> _Source excerpt_:
— start —

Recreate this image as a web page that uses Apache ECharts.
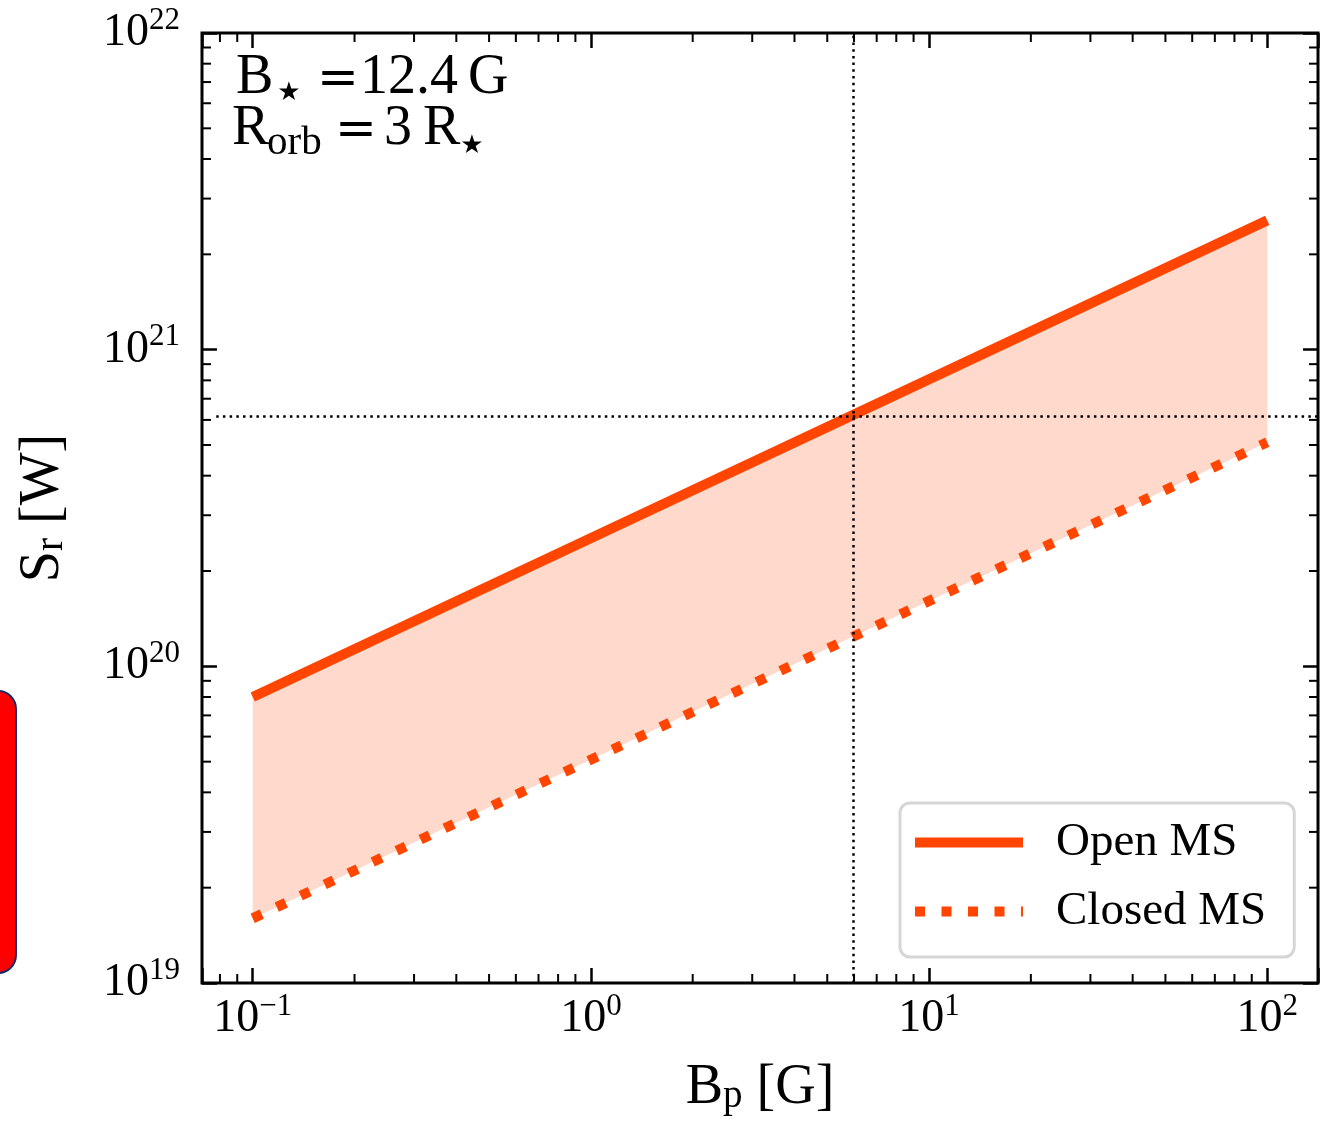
<!DOCTYPE html>
<html><head><meta charset="utf-8">
<script src="https://cdn.jsdelivr.net/npm/echarts@6/dist/echarts.min.js"></script>
<style>html,body{margin:0;padding:0;background:#fff}#c{width:1337px;height:1123px}</style>
</head><body><div id="c"></div>
<script>
// ---- data ----
const bpValues = [0.1, 100];            // B_p [G]
const openMS = [8.0e19, 2.56e21];        // S_r [W], open magnetosphere
const closedMS = [1.6e19, 5.1e20];       // S_r [W], closed magnetosphere
const refBp = 5.95;                      // vertical dotted reference line
const refSr = 6.15e20;                   // horizontal dotted reference line
const refLineX = [0.078, 141];           // extent of horizontal reference line
const xMinorTicks = [0.08, 0.09, 0.2, 0.3, 0.4, 0.5, 0.6, 0.7, 0.8, 0.9,
  2, 3, 4, 5, 6, 7, 8, 9, 20, 30, 40, 50, 60, 70, 80, 90];
const yMinorTicks = [2e19, 3e19, 4e19, 5e19, 6e19, 7e19, 8e19, 9e19,
  2e20, 3e20, 4e20, 5e20, 6e20, 7e20, 8e20, 9e20,
  2e21, 3e21, 4e21, 5e21, 6e21, 7e21, 8e21, 9e21];
const xRange = [0.0708, 141.3];
const yRange = [1e19, 1e22];
const seriesNames = ['Open MS', 'Closed MS'];

const ORANGE = '#ff4500';
const SERIF = 'Liberation Serif';
const DOTTED = [10, 16.5];

function powLabel(v) {
  const l = Math.log10(v);
  const e = Math.round(l);
  if (Math.abs(l - e) > 1e-6) return '';
  return '{b|10}{s|' + String(e).replace('-', '\u2212') + '}';
}
const labelRich = {
  b: { fontSize: 46, fontFamily: SERIF, color: '#000', lineHeight: 56 },
  s: { fontSize: 31, fontFamily: SERIF, color: '#000', lineHeight: 31, verticalAlign: 'top' }
};
const nameRich = {
  b: { fontSize: 56, fontFamily: SERIF, color: '#000', lineHeight: 56 },
  sub: { fontSize: 39, fontFamily: SERIF, color: '#000', lineHeight: 33, verticalAlign: 'bottom' }
};
const majorTick = { show: true, inside: true, length: 15, lineStyle: { color: '#000', width: 2.5 } };

function minorTickSeries(values, isX) {
  return {
    type: 'custom', z: 6, silent: true,
    data: values.map(v => isX ? [v, 1e20] : [1, v]),
    encode: { x: 0, y: 1 },
    renderItem: function (params, api) {
      const cs = params.coordSys;
      const p = api.coord([api.value(0), api.value(1)]);
      const st = { stroke: '#000', lineWidth: 2 };
      const L = 9;
      if (isX) {
        const x = p[0];
        return { type: 'group', children: [
          { type: 'line', shape: { x1: x, y1: cs.y + cs.height, x2: x, y2: cs.y + cs.height - L }, style: st },
          { type: 'line', shape: { x1: x, y1: cs.y, x2: x, y2: cs.y + L }, style: st }
        ]};
      } else {
        const y = p[1];
        return { type: 'group', children: [
          { type: 'line', shape: { x1: cs.x, y1: y, x2: cs.x + L, y2: y }, style: st },
          { type: 'line', shape: { x1: cs.x + cs.width, y1: y, x2: cs.x + cs.width - L, y2: y }, style: st }
        ]};
      }
    }
  };
}

function txt(x, y, text, font, align) {
  return { type: 'text', x: x, y: y, z: 100, silent: true,
    style: { text: text, font: font, fill: '#000', align: align || 'left', verticalAlign: 'middle' } };
}
const F56 = '56px "Liberation Serif"';
const FEQ = '50px "DejaVu Serif"';
const FSTAR = '26px "DejaVu Sans"';

const chart = echarts.init(document.getElementById('c'), null, { renderer: 'canvas' });
const option = {
  animation: false,
  backgroundColor: '#fff',
  grid: { left: 202, right: 19, top: 33, bottom: 140, show: true, borderColor: '#000', borderWidth: 3, backgroundColor: 'transparent' },
  xAxis: [
    { type: 'log', logBase: 10, min: xRange[0], max: xRange[1], position: 'bottom',
      axisLine: { show: false }, axisTick: majorTick, splitLine: { show: false }, minorTick: { show: false },
      axisLabel: { formatter: powLabel, rich: labelRich, margin: 8 },
      name: '{b|B}{sub|p}{b| [G]}', nameLocation: 'middle', nameGap: 77,
      nameTextStyle: { rich: nameRich } },
    { type: 'log', logBase: 10, min: xRange[0], max: xRange[1], position: 'top',
      axisLine: { show: false }, axisTick: majorTick, splitLine: { show: false }, axisLabel: { show: false } }
  ],
  yAxis: [
    { type: 'log', logBase: 10, min: yRange[0], max: yRange[1], position: 'left',
      axisLine: { show: false }, axisTick: majorTick, splitLine: { show: false }, minorTick: { show: false },
      axisLabel: { formatter: powLabel, rich: labelRich, margin: 22 },
      name: '{b|S}{sub|r}{b| [W]}', nameLocation: 'middle', nameGap: 131, nameRotate: 90,
      nameTextStyle: { rich: nameRich } },
    { type: 'log', logBase: 10, min: yRange[0], max: yRange[1], position: 'right',
      axisLine: { show: false }, axisTick: majorTick, splitLine: { show: false }, axisLabel: { show: false } }
  ],
  legend: {
    data: [
      { name: seriesNames[0], lineStyle: { width: 10, type: 'solid', color: ORANGE } },
      { name: seriesNames[1], lineStyle: { width: 10, type: DOTTED, color: ORANGE } }
    ],
    orient: 'vertical', left: 900, top: 803,
    padding: [16, 28, 22, 10], itemGap: 22, itemWidth: 108, itemHeight: 10,
    backgroundColor: '#fff', borderColor: '#d6d6d6', borderWidth: 3, borderRadius: 10,
    itemStyle: { color: 'rgba(0,0,0,0)', borderWidth: 0, opacity: 0 },
    lineStyle: { width: 10 },
    textStyle: { fontSize: 47, fontFamily: SERIF, color: '#000', lineHeight: 47, padding: [0, 0, 0, 28] },
    selectedMode: false
  },
  series: [
    { type: 'custom', name: 'band', z: 1, silent: true,
      data: bpValues.map((b, i) => [b, openMS[i], closedMS[i]]),
      encode: { x: 0, y: [1, 2] },
      renderItem: function (params, api) {
        if (params.dataIndex !== 0) return null;
        const pts = [];
        for (let i = 0; i < bpValues.length; i++) pts.push(api.coord([bpValues[i], openMS[i]]));
        for (let i = bpValues.length - 1; i >= 0; i--) pts.push(api.coord([bpValues[i], closedMS[i]]));
        return { type: 'polygon', shape: { points: pts }, style: { fill: 'rgba(255,69,0,0.2)' } };
      }
    },
    { type: 'line', name: seriesNames[0], z: 3, symbol: 'none', color: ORANGE,
      data: bpValues.map((b, i) => [b, openMS[i]]),
      lineStyle: { color: ORANGE, width: 10, type: 'solid', cap: 'butt' } },
    { type: 'line', name: seriesNames[1], z: 3, symbol: 'none', color: ORANGE,
      data: bpValues.map((b, i) => [b, closedMS[i]]),
      lineStyle: { color: ORANGE, width: 10, type: DOTTED, cap: 'butt' } },
    { type: 'line', name: 'ref', z: 5, symbol: 'none', data: [],
      markLine: { silent: true, symbol: ['none', 'none'], label: { show: false },
        lineStyle: { color: '#000', width: 2.5, type: [2.5, 4.2] },
        data: [
          { xAxis: refBp },
          [{ coord: [refLineX[0], refSr] }, { coord: [refLineX[1], refSr] }]
        ] } },
    minorTickSeries(xMinorTicks, true),
    minorTickSeries(yMinorTicks, false)
  ],
  graphic: [
    { type: 'rect', left: -30, top: 690, z: 100, silent: true, shape: { width: 45, height: 282, r: 18 },
      style: { fill: '#ff0000', stroke: '#1a2a6c', lineWidth: 2 } },
    // annotation line 1: B_star = 12.4 G
    txt(236, 78, 'B', F56),
    txt(289, 93, '\u2605', FSTAR, 'center'),
    txt(338, 81, '=', FEQ, 'center'),
    txt(360, 78, '12.4', F56),
    txt(468, 78, 'G', F56),
    // annotation line 2: R_orb = 3 R_star
    txt(232, 129, 'R', F56),
    txt(267, 143, 'orb', '41px "Liberation Serif"'),
    txt(356, 132, '=', FEQ, 'center'),
    txt(384, 129, '3', F56),
    txt(423, 129, 'R', F56),
    txt(472, 146, '\u2605', FSTAR, 'center')
  ]
};
chart.setOption(option);
</script>
</body></html>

— end —

> _Exercise_:
Repeat only the lines between the start of the data and the line with "const DOTTED = [10, 16.5];", including those two lines, and skip the pictures.

> _Response_:
Recreate this image as a web page that uses Apache ECharts.
<!DOCTYPE html>
<html><head><meta charset="utf-8">
<script src="https://cdn.jsdelivr.net/npm/echarts@6/dist/echarts.min.js"></script>
<style>html,body{margin:0;padding:0;background:#fff}#c{width:1337px;height:1123px}</style>
</head><body><div id="c"></div>
<script>
// ---- data ----
const bpValues = [0.1, 100];            // B_p [G]
const openMS = [8.0e19, 2.56e21];        // S_r [W], open magnetosphere
const closedMS = [1.6e19, 5.1e20];       // S_r [W], closed magnetosphere
const refBp = 5.95;                      // vertical dotted reference line
const refSr = 6.15e20;                   // horizontal dotted reference line
const refLineX = [0.078, 141];           // extent of horizontal reference line
const xMinorTicks = [0.08, 0.09, 0.2, 0.3, 0.4, 0.5, 0.6, 0.7, 0.8, 0.9,
  2, 3, 4, 5, 6, 7, 8, 9, 20, 30, 40, 50, 60, 70, 80, 90];
const yMinorTicks = [2e19, 3e19, 4e19, 5e19, 6e19, 7e19, 8e19, 9e19,
  2e20, 3e20, 4e20, 5e20, 6e20, 7e20, 8e20, 9e20,
  2e21, 3e21, 4e21, 5e21, 6e21, 7e21, 8e21, 9e21];
const xRange = [0.0708, 141.3];
const yRange = [1e19, 1e22];
const seriesNames = ['Open MS', 'Closed MS'];

const ORANGE = '#ff4500';
const SERIF = 'Liberation Serif';
const DOTTED = [10, 16.5];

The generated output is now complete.